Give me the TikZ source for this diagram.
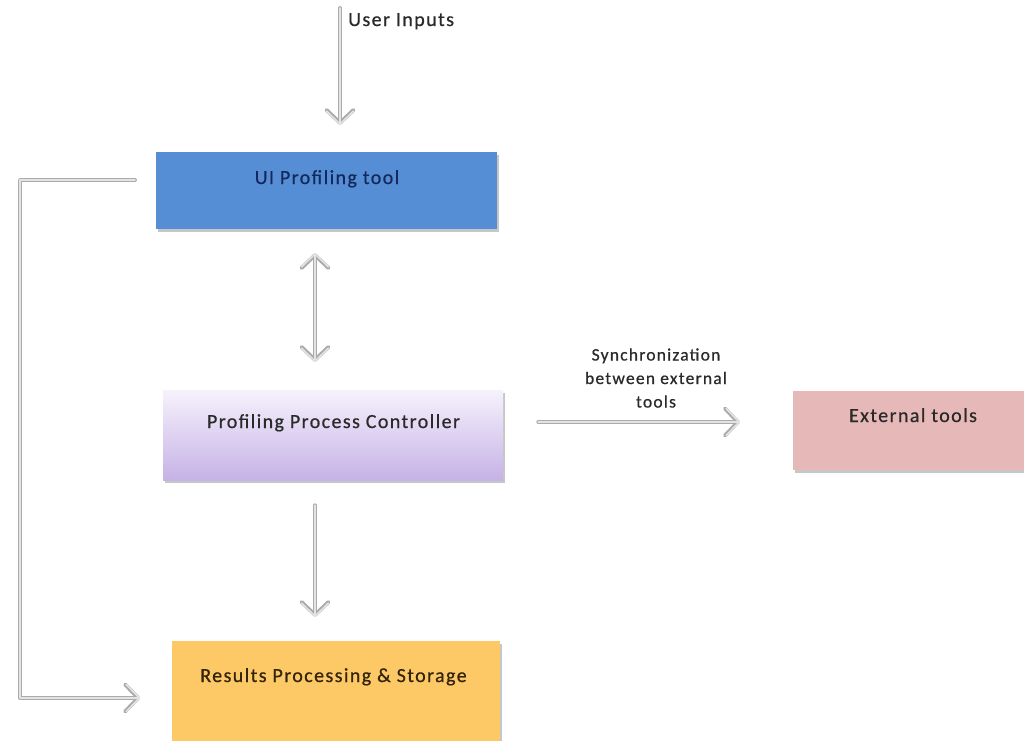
\documentclass[tikz,border=0pt]{standalone}
\usepackage{fontspec}
\setmainfont{Carlito}[LetterSpace=7, FakeBold=0.6]
\usetikzlibrary{arrows.meta,shadows}
\definecolor{uiblue}{HTML}{558ED5}
\definecolor{uitext}{HTML}{14285C}
\definecolor{ctrltop}{HTML}{F6F2FC}
\definecolor{ctrlbot}{HTML}{C6B2E6}
\definecolor{extred}{HTML}{E6B9B8}
\definecolor{resorange}{HTML}{FDC966}
\definecolor{txt}{HTML}{2A2A2A}
\definecolor{restext}{HTML}{33240C}
\definecolor{connout}{HTML}{ABABAB}
\definecolor{connin}{HTML}{E4E4E4}
\begin{document}
\begin{tikzpicture}[x=1pt,y=-1pt,
  box/.style={rectangle, draw=none, inner sep=0pt,
    drop shadow={shadow xshift=1.5pt, shadow yshift=-2.5pt, fill=black, opacity=0.22}},
  lbl/.style={anchor=base, inner sep=0pt, font=\fontsize{20}{24}\selectfont, text=txt},
  small/.style={inner sep=0pt, align=center, font=\fontsize{17.5}{23.5}\selectfont, text=txt},
  tip/.tip={Straight Barb[length=13pt, width=27pt, line cap=round, line join=round]},
  conn/.style={draw=connout, line width=3.8pt, line cap=round, line join=round,
    postaction={draw=connin, line width=1.5pt}},
]
\fill[white] (0,0) rectangle (1024,740);
\clip (0,0) rectangle (1024,740);

% boxes
\node[box, fill=uiblue, minimum width=341pt, minimum height=77pt] (ui) at (326.5,190.5) {};
\node[box, top color=ctrltop, bottom color=ctrlbot, minimum width=340pt, minimum height=90pt] (ctrl) at (333,435) {};
\node[box, fill=extred, minimum width=245pt, minimum height=79pt] (ext) at (915.5,430.5) {};
\node[box, fill=resorange, minimum width=328pt, minimum height=109pt] (res) at (336,695.5) {};

% box captions
\node[lbl, text=uitext] (uilabel) at (327,184) {UI Profiling tool};
\node[lbl] (ctrllabel) at (333.5,428) {Profiling Process Controller};
\node[lbl] (extlabel) at (913,422) {External tools};
\node[lbl, text=restext] (reslabel) at (333.5,682) {Results Processing \& Storage};

% free connector ends
\coordinate (uin) at (340,8);
\coordinate (xa) at (315,0);
\coordinate (sy) at (0,422);
\coordinate (fbstart) at (135,180);
\coordinate (fbtop) at (20,180);
\coordinate (fbbot) at (20,698);
\coordinate (fbend) at (140,698);

\node[lbl, anchor=base west] (uinlabel) at (348,26) {User Inputs};
\node[small] (synclabel) at (656,378) {Synchronization\\between external\\tools};

% connectors
\draw[conn, -tip] (uin) -- ([yshift=27pt]ui.north -| uin);
\draw[conn, tip-tip] ([yshift=-24pt]ui.south -| xa) -- ([yshift=28pt]ctrl.north -| xa);
\draw[conn, -tip] ([yshift=-25pt]ctrl.south -| xa) -- ([yshift=24pt]res.north -| xa);
\draw[conn, -tip] ([xshift=35pt]ctrl.east |- sy) -- ([xshift=-53pt]ext.west |- sy);
\draw[conn, -tip] (fbstart) -- (fbtop) -- (fbbot) -- (fbend);
\end{tikzpicture}
\end{document}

━━━━━━━━

Return exactly what appears from the opening line of the material through the line with "minimum width=328pt, minimum", apart from the pictures.

Give me the TikZ source for this diagram.
\documentclass[tikz,border=0pt]{standalone}
\usepackage{fontspec}
\setmainfont{Carlito}[LetterSpace=7, FakeBold=0.6]
\usetikzlibrary{arrows.meta,shadows}
\definecolor{uiblue}{HTML}{558ED5}
\definecolor{uitext}{HTML}{14285C}
\definecolor{ctrltop}{HTML}{F6F2FC}
\definecolor{ctrlbot}{HTML}{C6B2E6}
\definecolor{extred}{HTML}{E6B9B8}
\definecolor{resorange}{HTML}{FDC966}
\definecolor{txt}{HTML}{2A2A2A}
\definecolor{restext}{HTML}{33240C}
\definecolor{connout}{HTML}{ABABAB}
\definecolor{connin}{HTML}{E4E4E4}
\begin{document}
\begin{tikzpicture}[x=1pt,y=-1pt,
  box/.style={rectangle, draw=none, inner sep=0pt,
    drop shadow={shadow xshift=1.5pt, shadow yshift=-2.5pt, fill=black, opacity=0.22}},
  lbl/.style={anchor=base, inner sep=0pt, font=\fontsize{20}{24}\selectfont, text=txt},
  small/.style={inner sep=0pt, align=center, font=\fontsize{17.5}{23.5}\selectfont, text=txt},
  tip/.tip={Straight Barb[length=13pt, width=27pt, line cap=round, line join=round]},
  conn/.style={draw=connout, line width=3.8pt, line cap=round, line join=round,
    postaction={draw=connin, line width=1.5pt}},
]
\fill[white] (0,0) rectangle (1024,740);
\clip (0,0) rectangle (1024,740);

% boxes
\node[box, fill=uiblue, minimum width=341pt, minimum height=77pt] (ui) at (326.5,190.5) {};
\node[box, top color=ctrltop, bottom color=ctrlbot, minimum width=340pt, minimum height=90pt] (ctrl) at (333,435) {};
\node[box, fill=extred, minimum width=245pt, minimum height=79pt] (ext) at (915.5,430.5) {};
\node[box, fill=resorange, minimum width=328pt, minimum height=109pt] (res) at (336,695.5) {};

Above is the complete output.